**SUPPLIED RECORDS:**
start
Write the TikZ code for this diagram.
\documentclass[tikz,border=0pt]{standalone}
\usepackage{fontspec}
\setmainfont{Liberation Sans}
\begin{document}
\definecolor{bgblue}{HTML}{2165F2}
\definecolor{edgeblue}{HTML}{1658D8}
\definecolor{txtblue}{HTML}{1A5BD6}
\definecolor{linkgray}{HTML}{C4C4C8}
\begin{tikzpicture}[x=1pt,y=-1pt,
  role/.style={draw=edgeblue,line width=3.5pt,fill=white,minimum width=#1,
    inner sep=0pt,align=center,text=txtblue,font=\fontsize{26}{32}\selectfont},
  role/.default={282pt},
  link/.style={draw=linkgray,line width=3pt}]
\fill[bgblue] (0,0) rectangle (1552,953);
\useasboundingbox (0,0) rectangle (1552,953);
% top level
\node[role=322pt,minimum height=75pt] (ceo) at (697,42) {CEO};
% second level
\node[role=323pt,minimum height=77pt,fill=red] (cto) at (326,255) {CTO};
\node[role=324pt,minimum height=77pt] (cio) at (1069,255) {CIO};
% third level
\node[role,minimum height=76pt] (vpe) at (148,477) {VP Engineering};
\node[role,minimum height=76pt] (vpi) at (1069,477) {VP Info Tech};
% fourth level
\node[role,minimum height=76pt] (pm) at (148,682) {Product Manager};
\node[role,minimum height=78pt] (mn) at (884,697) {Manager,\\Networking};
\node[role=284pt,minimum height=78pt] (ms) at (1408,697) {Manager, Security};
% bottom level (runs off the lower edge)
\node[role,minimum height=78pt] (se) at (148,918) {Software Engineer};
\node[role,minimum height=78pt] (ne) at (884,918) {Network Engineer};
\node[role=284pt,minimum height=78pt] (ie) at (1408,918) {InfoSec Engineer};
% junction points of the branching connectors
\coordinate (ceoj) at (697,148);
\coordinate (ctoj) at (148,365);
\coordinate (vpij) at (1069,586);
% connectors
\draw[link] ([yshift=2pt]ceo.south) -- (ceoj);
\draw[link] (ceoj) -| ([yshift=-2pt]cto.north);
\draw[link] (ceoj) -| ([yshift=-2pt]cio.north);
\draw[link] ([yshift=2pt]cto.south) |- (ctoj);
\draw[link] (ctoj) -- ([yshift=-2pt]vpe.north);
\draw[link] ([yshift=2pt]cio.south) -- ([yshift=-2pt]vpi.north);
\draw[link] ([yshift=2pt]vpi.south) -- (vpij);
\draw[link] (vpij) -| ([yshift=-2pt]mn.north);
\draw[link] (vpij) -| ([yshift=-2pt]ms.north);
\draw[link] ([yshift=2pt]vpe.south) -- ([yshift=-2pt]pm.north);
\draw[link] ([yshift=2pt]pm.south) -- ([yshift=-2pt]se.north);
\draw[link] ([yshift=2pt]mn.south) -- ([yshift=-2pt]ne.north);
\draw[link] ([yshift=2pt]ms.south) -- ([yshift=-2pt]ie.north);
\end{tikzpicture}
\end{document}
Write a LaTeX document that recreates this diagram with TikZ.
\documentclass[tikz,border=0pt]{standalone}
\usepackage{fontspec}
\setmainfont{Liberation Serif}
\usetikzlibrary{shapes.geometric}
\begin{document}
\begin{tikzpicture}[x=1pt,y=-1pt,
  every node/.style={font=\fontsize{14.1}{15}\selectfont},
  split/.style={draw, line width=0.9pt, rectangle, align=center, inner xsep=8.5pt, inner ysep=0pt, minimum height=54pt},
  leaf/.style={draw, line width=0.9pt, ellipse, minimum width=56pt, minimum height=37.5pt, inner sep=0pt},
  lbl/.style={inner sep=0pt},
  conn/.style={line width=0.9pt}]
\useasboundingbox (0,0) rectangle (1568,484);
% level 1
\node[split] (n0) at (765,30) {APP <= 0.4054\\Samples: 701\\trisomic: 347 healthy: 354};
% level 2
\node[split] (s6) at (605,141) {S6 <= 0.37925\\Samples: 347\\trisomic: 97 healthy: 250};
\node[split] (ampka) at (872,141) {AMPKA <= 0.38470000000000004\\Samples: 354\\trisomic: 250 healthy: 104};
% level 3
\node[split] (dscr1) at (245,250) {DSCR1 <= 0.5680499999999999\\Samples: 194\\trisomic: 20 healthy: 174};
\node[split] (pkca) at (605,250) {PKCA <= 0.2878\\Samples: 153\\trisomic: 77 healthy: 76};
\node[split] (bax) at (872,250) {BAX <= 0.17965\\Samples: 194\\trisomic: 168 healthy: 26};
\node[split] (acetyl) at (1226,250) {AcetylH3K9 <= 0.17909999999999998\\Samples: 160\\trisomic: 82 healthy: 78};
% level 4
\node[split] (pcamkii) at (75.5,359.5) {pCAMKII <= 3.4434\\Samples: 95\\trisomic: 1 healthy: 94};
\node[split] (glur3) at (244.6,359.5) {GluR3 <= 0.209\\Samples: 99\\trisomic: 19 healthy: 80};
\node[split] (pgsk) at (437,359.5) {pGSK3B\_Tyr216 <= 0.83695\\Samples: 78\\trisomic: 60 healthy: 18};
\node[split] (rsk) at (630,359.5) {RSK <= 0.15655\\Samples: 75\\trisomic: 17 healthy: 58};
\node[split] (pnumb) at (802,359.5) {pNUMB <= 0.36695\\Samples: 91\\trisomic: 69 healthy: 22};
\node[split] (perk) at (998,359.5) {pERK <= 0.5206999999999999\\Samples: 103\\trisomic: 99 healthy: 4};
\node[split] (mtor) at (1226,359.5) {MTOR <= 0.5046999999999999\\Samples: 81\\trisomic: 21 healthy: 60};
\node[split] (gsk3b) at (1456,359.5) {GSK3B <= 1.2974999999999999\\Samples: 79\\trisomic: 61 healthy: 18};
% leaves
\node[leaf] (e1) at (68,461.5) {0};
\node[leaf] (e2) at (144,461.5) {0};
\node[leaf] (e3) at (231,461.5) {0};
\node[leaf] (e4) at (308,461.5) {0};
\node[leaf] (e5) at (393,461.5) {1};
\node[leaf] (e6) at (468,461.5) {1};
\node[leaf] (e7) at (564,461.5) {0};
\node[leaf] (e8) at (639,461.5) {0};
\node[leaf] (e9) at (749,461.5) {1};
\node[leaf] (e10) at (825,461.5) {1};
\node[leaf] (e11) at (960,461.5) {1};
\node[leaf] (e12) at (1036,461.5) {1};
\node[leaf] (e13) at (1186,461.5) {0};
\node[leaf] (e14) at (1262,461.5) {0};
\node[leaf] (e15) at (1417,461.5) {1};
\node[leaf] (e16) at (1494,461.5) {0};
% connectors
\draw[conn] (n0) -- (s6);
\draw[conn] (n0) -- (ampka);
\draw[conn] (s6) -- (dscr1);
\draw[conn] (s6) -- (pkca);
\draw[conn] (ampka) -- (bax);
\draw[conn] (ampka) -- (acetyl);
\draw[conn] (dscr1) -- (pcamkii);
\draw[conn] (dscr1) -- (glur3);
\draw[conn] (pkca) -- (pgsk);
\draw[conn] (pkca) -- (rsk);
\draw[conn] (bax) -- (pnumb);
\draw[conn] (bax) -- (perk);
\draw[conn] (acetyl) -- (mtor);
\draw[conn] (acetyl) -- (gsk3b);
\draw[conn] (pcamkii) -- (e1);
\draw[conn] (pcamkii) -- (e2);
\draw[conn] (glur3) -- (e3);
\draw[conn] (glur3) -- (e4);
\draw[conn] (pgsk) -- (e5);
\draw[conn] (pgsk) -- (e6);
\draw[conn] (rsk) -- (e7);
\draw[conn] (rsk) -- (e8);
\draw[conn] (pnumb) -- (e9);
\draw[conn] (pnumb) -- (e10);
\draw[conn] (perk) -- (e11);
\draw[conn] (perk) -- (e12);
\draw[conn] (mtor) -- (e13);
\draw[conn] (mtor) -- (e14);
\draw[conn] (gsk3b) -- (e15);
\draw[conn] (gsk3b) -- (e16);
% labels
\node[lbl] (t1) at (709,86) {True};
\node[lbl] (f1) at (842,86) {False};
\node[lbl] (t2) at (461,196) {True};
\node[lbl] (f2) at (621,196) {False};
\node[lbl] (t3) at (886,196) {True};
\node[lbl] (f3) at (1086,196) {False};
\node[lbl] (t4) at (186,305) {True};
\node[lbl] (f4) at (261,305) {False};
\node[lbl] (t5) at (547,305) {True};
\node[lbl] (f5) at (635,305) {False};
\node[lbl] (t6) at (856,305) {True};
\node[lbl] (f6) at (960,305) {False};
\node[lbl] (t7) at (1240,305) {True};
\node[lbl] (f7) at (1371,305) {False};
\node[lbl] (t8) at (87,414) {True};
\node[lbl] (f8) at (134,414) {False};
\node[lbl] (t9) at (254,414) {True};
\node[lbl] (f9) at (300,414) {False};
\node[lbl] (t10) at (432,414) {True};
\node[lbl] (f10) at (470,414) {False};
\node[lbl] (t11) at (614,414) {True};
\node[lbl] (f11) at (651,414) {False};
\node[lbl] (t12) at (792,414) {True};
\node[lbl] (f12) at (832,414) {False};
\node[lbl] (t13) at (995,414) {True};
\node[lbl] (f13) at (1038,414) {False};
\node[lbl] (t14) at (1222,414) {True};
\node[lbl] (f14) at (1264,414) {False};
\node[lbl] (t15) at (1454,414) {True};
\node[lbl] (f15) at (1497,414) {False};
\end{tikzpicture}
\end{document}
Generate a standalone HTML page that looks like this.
end
**THE REQUEST:** Collect every line with the string "that" from the records, and copy each.

**OUTPUT OF THE EXERCISE:**
Write a LaTeX document that recreates this diagram with TikZ.
Generate a standalone HTML page that looks like this.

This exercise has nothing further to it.